Purpose of dental x-rays
Before we get further into why Oregon is no longer requiring these aprons, let’s take a step back and discuss why dentists need to take X-rays in the first place. Dental X-rays are used to see the condition ofyour teeth, all the way from the crown to the root. They provide extensive details of the tooth, bone and supporting tissues of the mouth. X-rays are essential to dental care treatment as they can diagnose potential oral care issues. They’re diagnostic, but also preventative. X-rays allow dentists to find cavities, examine tooth roots, help diagnose periodontal disease, see the status of developing/growing teeth and check the overall health of your teeth and mouth.
Over the past 50 years, technology advancements have allowed X-ray equipment and procedures to significantly reduce the amount of radiation exposure to patients. In fact, getting eight dental X-rays exposes you to roughly the same amount of radiation as flying on an airplane from New York to Los Angeles. And you don’t wear a lead apron on a plane, do you? Compared to the total exposure of radiation from all sources, radiation associated with dentistry is extremely minor. To put it into perspective, here is a radiation dosage chart that compares different radiation contributors. A great visual!
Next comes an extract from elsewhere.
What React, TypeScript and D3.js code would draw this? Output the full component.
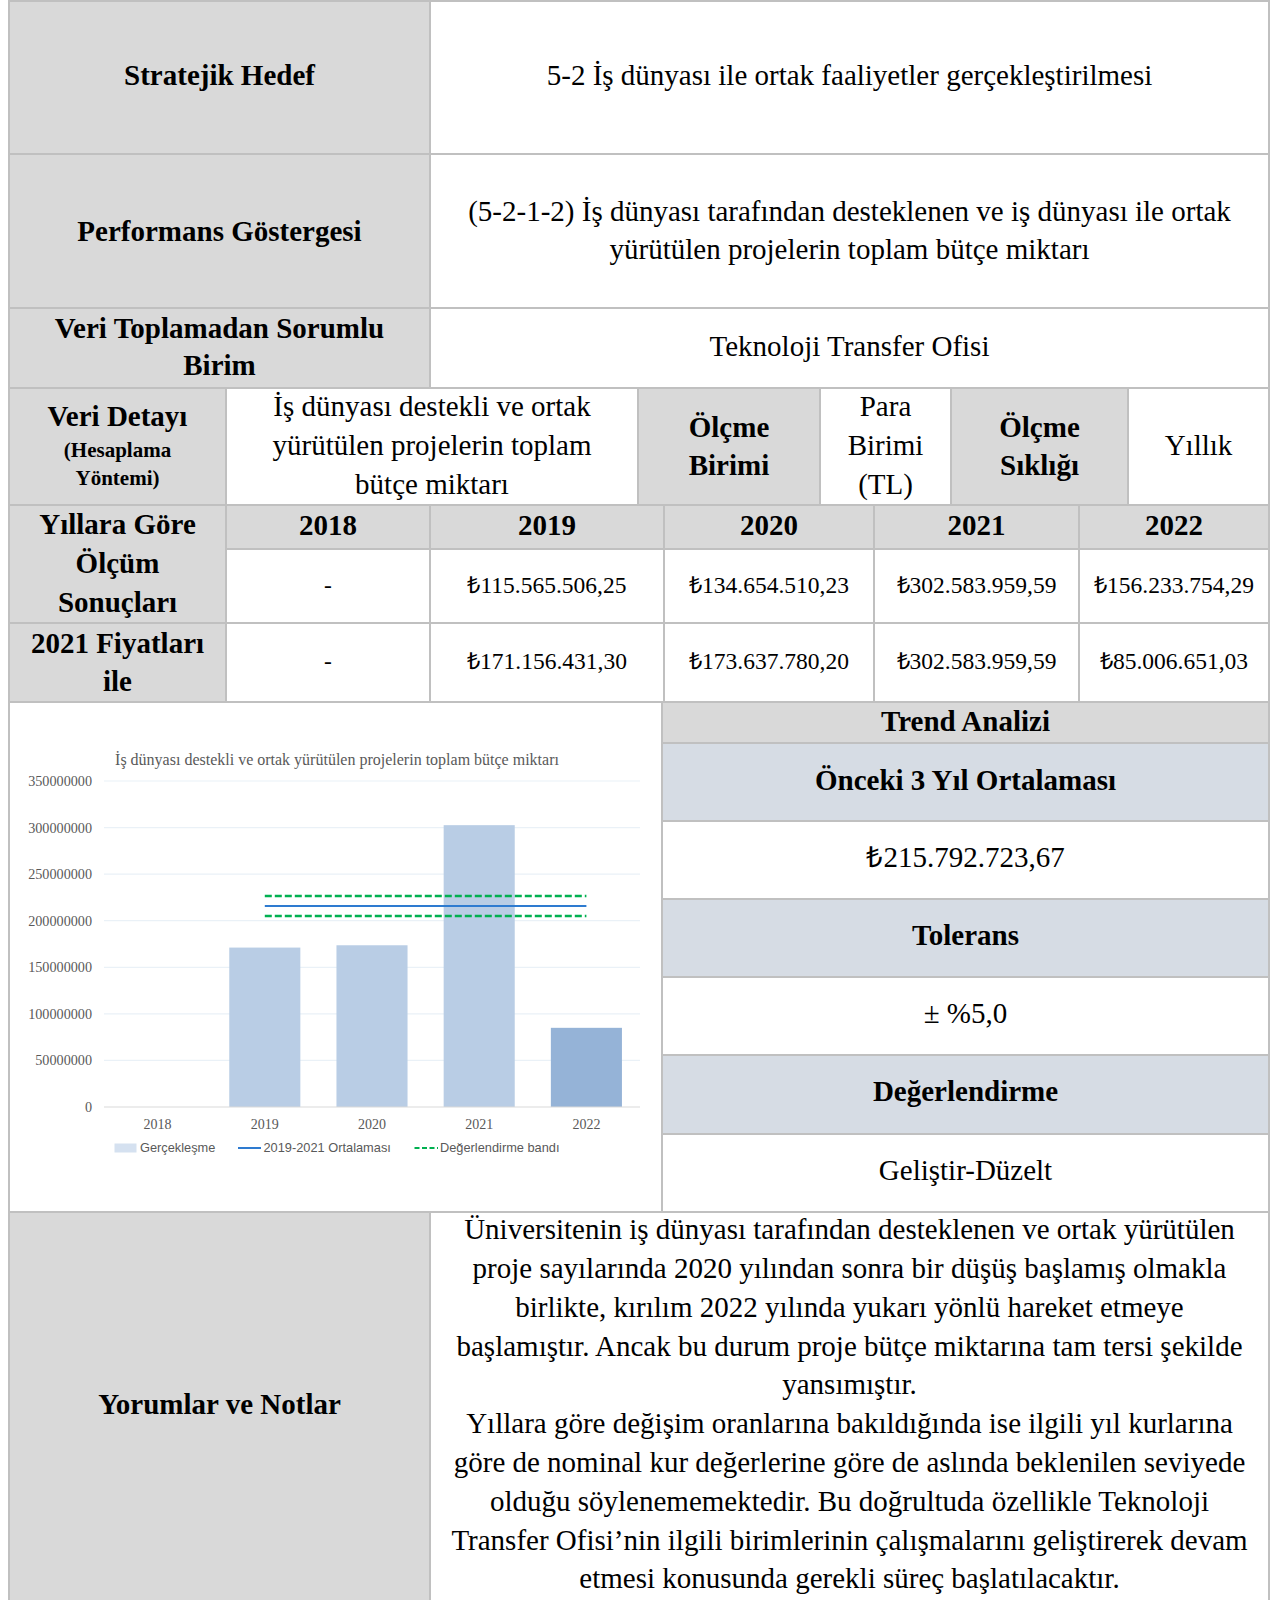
import React from 'react';
import * as d3 from 'd3';

// data
const years = ['2018', '2019', '2020', '2021', '2022'];
const nominalValues = [null, 115565506.25, 134654510.23, 302583959.59, 156233754.29];
const realValues = [null, 171156431.3, 173637780.2, 302583959.59, 85006651.03];
const previousAverage = 215792723.67;
const tolerance = 0.05;
const yTicks = [0, 50000000, 100000000, 150000000, 200000000, 250000000, 300000000, 350000000];
const chartTitle = 'İş dünyası destekli ve ortak yürütülen projelerin toplam bütçe miktarı';
const legendLabels = ['Gerçekleşme', '2019-2021 Ortalaması', 'Değerlendirme bandı'];
const commentLines = [
  'Üniversitenin iş dünyası tarafından desteklenen ve ortak yürütülen',
  'proje sayılarında 2020 yılından sonra bir düşüş başlamış olmakla',
  'birlikte, kırılım 2022 yılında yukarı yönlü hareket etmeye',
  'başlamıştır. Ancak bu durum proje bütçe miktarına tam tersi şekilde',
  'yansımıştır.',
  'Yıllara göre değişim oranlarına bakıldığında ise ilgili yıl kurlarına',
  'göre de nominal kur değerlerine göre de aslında beklenilen seviyede',
  'olduğu söylenememektedir. Bu doğrultuda özellikle Teknoloji',
  'Transfer Ofisi’nin ilgili birimlerinin çalışmalarını geliştirerek devam',
  'etmesi konusunda gerekli süreç başlatılacaktır.',
];
const evaluation = 'Geliştir-Düzelt';

const trLocale = d3.formatLocale({ decimal: ',', thousands: '.', grouping: [3], currency: ['₺', ''] });
const money = trLocale.format('$,.2f');
const fmtValue = (v: number | null) => (v == null ? '-' : money(v));

const SERIF = '"Liberation Serif", "Times New Roman", serif';
const SANS = '"Liberation Sans", Arial, sans-serif';
const GRAY = '#d9d9d9';
const BLUEGRAY = '#d6dce4';
const BORDER = '#c0c0c0';

function Cell({ x0, x1, y0, y1, fill = '#fff' }: any) {
  return <rect x={x0} y={y0} width={x1 - x0} height={y1 - y0} fill={fill} stroke={BORDER} strokeWidth={2} />;
}

function Lines({ x, ys, lines, size = 29, bold = false }: any) {
  return (
    <g>
      {lines.map((t: string, i: number) => (
        <text key={i} x={x} y={ys[i]} dy="0.35em" textAnchor="middle" fontFamily={SERIF}
          fontSize={size} fontWeight={bold ? 'bold' : 'normal'} fill="#000">{t}</text>
      ))}
    </g>
  );
}

function Chart() {
  const left = 104, right = 640, top = 781, bottom = 1107;
  const x = d3.scaleBand().domain(years).range([left, right]).paddingInner(0.337).paddingOuter(0.1685);
  const y = d3.scaleLinear().domain([0, 350000000]).range([bottom, top]);
  const bw = x.bandwidth();
  const xa = (x('2019') as number) + bw / 2;
  const xb = (x('2022') as number) + bw / 2;
  const band = [previousAverage * (1 + tolerance), previousAverage * (1 - tolerance)];
  const ly = 1148;
  return (
    <g>
      <text x={337} y={759} dy="0.35em" textAnchor="middle" fontFamily={SERIF} fontSize={16} fill="#595959">{chartTitle}</text>
      {yTicks.map((t) => (
        <g key={t}>
          {t > 0 && <line x1={left} x2={right} y1={y(t)} y2={y(t)} stroke="#eaf1f7" strokeWidth={1.2} />}
          <text x={92} y={y(t)} dy="0.35em" textAnchor="end" fontFamily={SERIF} fontSize={14.2} fill="#595959">{t}</text>
        </g>
      ))}
      {years.map((yr, i) => realValues[i] == null ? null : (
        <rect key={yr} x={x(yr)} y={y(realValues[i] as number)} width={bw}
          height={bottom - y(realValues[i] as number)} fill={yr === '2022' ? '#95b3d7' : '#b9cde5'} />
      ))}
      <line x1={left} x2={right} y1={bottom} y2={bottom} stroke="#d9d9d9" strokeWidth={1.2} />
      {years.map((yr) => (
        <text key={yr} x={(x(yr) as number) + bw / 2} y={1124} dy="0.35em" textAnchor="middle"
          fontFamily={SERIF} fontSize={14} fill="#595959">{yr}</text>
      ))}
      {band.map((b, i) => (
        <line key={i} x1={xa} x2={xb} y1={y(b)} y2={y(b)} stroke="#00b050" strokeWidth={2.5} strokeDasharray="7,3" />
      ))}
      <line x1={xa} x2={xb} y1={y(previousAverage)} y2={y(previousAverage)} stroke="#2e7bd0" strokeWidth={1.8} />
      <rect x={114.5} y={ly - 4.5} width={22} height={9} fill="#d5e1f0" />
      <text x={140} y={ly} dy="0.35em" fontFamily={SANS} fontSize={12.8} fill="#595959">{legendLabels[0]}</text>
      <line x1={238} x2={261} y1={ly} y2={ly} stroke="#2e7bd0" strokeWidth={2} />
      <text x={263.5} y={ly} dy="0.35em" fontFamily={SANS} fontSize={12.8} fill="#595959">{legendLabels[1]}</text>
      <line x1={414.5} x2={438} y1={ly} y2={ly} stroke="#00b050" strokeWidth={2.2} strokeDasharray="5,2.5" />
      <text x={440} y={ly} dy="0.35em" fontFamily={SANS} fontSize={12.8} fill="#595959">{legendLabels[2]}</text>
    </g>
  );
}

export default function App() {
  const L = 9, M = 430, R = 1269, S = 662;
  const c4 = [9, 226, 638, 820, 951, 1128, 1269];
  const cy = [9, 226, 430, 664, 874, 1079, 1269];
  const mid = (a: number, b: number) => (a + b) / 2;
  const trendRows = [702, 743, 821, 899, 977, 1055, 1134, 1212];
  const trendFill = [GRAY, BLUEGRAY, '#fff', BLUEGRAY, '#fff', BLUEGRAY, '#fff'];
  const trendText = [
    { t: 'Trend Analizi', b: true, y: 721 },
    { t: 'Önceki 3 Yıl Ortalaması', b: true, y: 780 },
    { t: money(previousAverage), b: false, y: 857 },
    { t: 'Tolerans', b: true, y: 935 },
    { t: '± %' + d3.format('.1f')(tolerance * 100).replace('.', ','), b: false, y: 1013 },
    { t: 'Değerlendirme', b: true, y: 1091 },
    { t: evaluation, b: false, y: 1170 },
  ];
  return (
    <svg width={1274} height={1600} style={{ position: 'absolute', left: 0, top: 0, display: 'block', background: '#fff' }}>
      {/* rows 1-3 */}
      <Cell x0={L} x1={M} y0={1} y1={154} fill={GRAY} />
      <Cell x0={M} x1={R} y0={1} y1={154} />
      <Lines x={mid(L, M)} ys={[74.5]} lines={['Stratejik Hedef']} bold />
      <Lines x={mid(M, R)} ys={[74.5]} lines={['5-2 İş dünyası ile ortak faaliyetler gerçekleştirilmesi']} />
      <Cell x0={L} x1={M} y0={154} y1={308} fill={GRAY} />
      <Cell x0={M} x1={R} y0={154} y1={308} />
      <Lines x={mid(L, M)} ys={[230.5]} lines={['Performans Göstergesi']} bold />
      <Lines x={mid(M, R)} ys={[211, 249]} lines={['(5-2-1-2) İş dünyası tarafından desteklenen ve iş dünyası ile ortak', 'yürütülen projelerin toplam bütçe miktarı']} />
      <Cell x0={L} x1={M} y0={308} y1={388} fill={GRAY} />
      <Cell x0={M} x1={R} y0={308} y1={388} />
      <Lines x={mid(L, M)} ys={[327.5, 365]} lines={['Veri Toplamadan Sorumlu', 'Birim']} bold />
      <Lines x={mid(M, R)} ys={[346]} lines={['Teknoloji Transfer Ofisi']} />

      {/* row 4 */}
      {c4.slice(0, -1).map((x0, i) => (
        <Cell key={i} x0={x0} x1={c4[i + 1]} y0={388} y1={505} fill={i % 2 === 0 ? GRAY : '#fff'} />
      ))}
      <Lines x={mid(c4[0], c4[1])} ys={[416]} lines={['Veri Detayı']} bold />
      <Lines x={mid(c4[0], c4[1])} ys={[450, 478]} lines={['(Hesaplama', 'Yöntemi)']} bold size={21} />
      <Lines x={mid(c4[1], c4[2])} ys={[406, 445, 483.5]} lines={['İş dünyası destekli ve ortak', 'yürütülen projelerin toplam', 'bütçe miktarı']} />
      <Lines x={mid(c4[2], c4[3])} ys={[426.5, 465]} lines={['Ölçme', 'Birimi']} bold />
      <Lines x={mid(c4[3], c4[4])} ys={[406, 445, 483.5]} lines={['Para', 'Birimi', '(TL)']} />
      <Lines x={mid(c4[4], c4[5])} ys={[426.5, 465]} lines={['Ölçme', 'Sıklığı']} bold />
      <Lines x={mid(c4[5], c4[6])} ys={[445]} lines={['Yıllık']} />

      {/* rows 5-6 */}
      <Cell x0={cy[0]} x1={cy[1]} y0={505} y1={623} fill={GRAY} />
      <Lines x={mid(cy[0], cy[1])} ys={[524, 563, 602]} lines={['Yıllara Göre', 'Ölçüm', 'Sonuçları']} bold />
      <Cell x0={cy[0]} x1={cy[1]} y0={623} y1={702} fill={GRAY} />
      <Lines x={mid(cy[0], cy[1])} ys={[642.5, 681]} lines={['2021 Fiyatları', 'ile']} bold />
      {years.map((yr, i) => (
        <g key={yr}>
          <Cell x0={cy[i + 1]} x1={cy[i + 2]} y0={505} y1={549} fill={GRAY} />
          <Lines x={mid(cy[i + 1], cy[i + 2])} ys={[525]} lines={[yr]} bold />
          <Cell x0={cy[i + 1]} x1={cy[i + 2]} y0={549} y1={623} />
          <Lines x={mid(cy[i + 1], cy[i + 2])} ys={[584.5]} lines={[fmtValue(nominalValues[i])]} size={23.5} />
          <Cell x0={cy[i + 1]} x1={cy[i + 2]} y0={623} y1={702} />
          <Lines x={mid(cy[i + 1], cy[i + 2])} ys={[661]} lines={[fmtValue(realValues[i])]} size={23.5} />
        </g>
      ))}

      {/* chart + trend */}
      <Cell x0={L} x1={S} y0={702} y1={1212} />
      <Chart />
      {trendFill.map((f, i) => (
        <Cell key={i} x0={S} x1={R} y0={trendRows[i]} y1={trendRows[i + 1]} fill={f} />
      ))}
      {trendText.map((d, i) => (
        <Lines key={i} x={mid(S, R)} ys={[d.y]} lines={[d.t]} bold={d.b} />
      ))}

      {/* comments */}
      <Cell x0={L} x1={M} y0={1212} y1={1612} fill={GRAY} />
      <Cell x0={M} x1={R} y0={1212} y1={1612} />
      <Lines x={mid(L, M)} ys={[1403.5]} lines={['Yorumlar ve Notlar']} bold />
      <Lines x={mid(M, R)} ys={commentLines.map((_, i) => 1229 + i * 38.8)} lines={commentLines} />
    </svg>
  );
}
Exceptions and precautions
Individual states regulate the practice of requiring lead aprons in dental exams, so it varies across the country. Although Oregon no longer requires the lead apron, there are still some precautions set in place. The Radiation Protection Services (RPS) still recommends that pregnant woman wear lead aprons as a precaution because a developing fetus is the most vulnerable to the effects of radiation exposure. In addition, there are certain types of dental exams that can benefit from the use of a lead apron. For example, the International Atomic Energy Association (IAEA) recommends providing lead aprons for vertex occlusal exams to provide additional protection.
In closing, our dentist office here in Eugene, Oregon will still be offering aprons to patients as a precaution, but will no longer be requiring it. So, if you still do not feel comfortable without an apron, we are happy to provide one for you!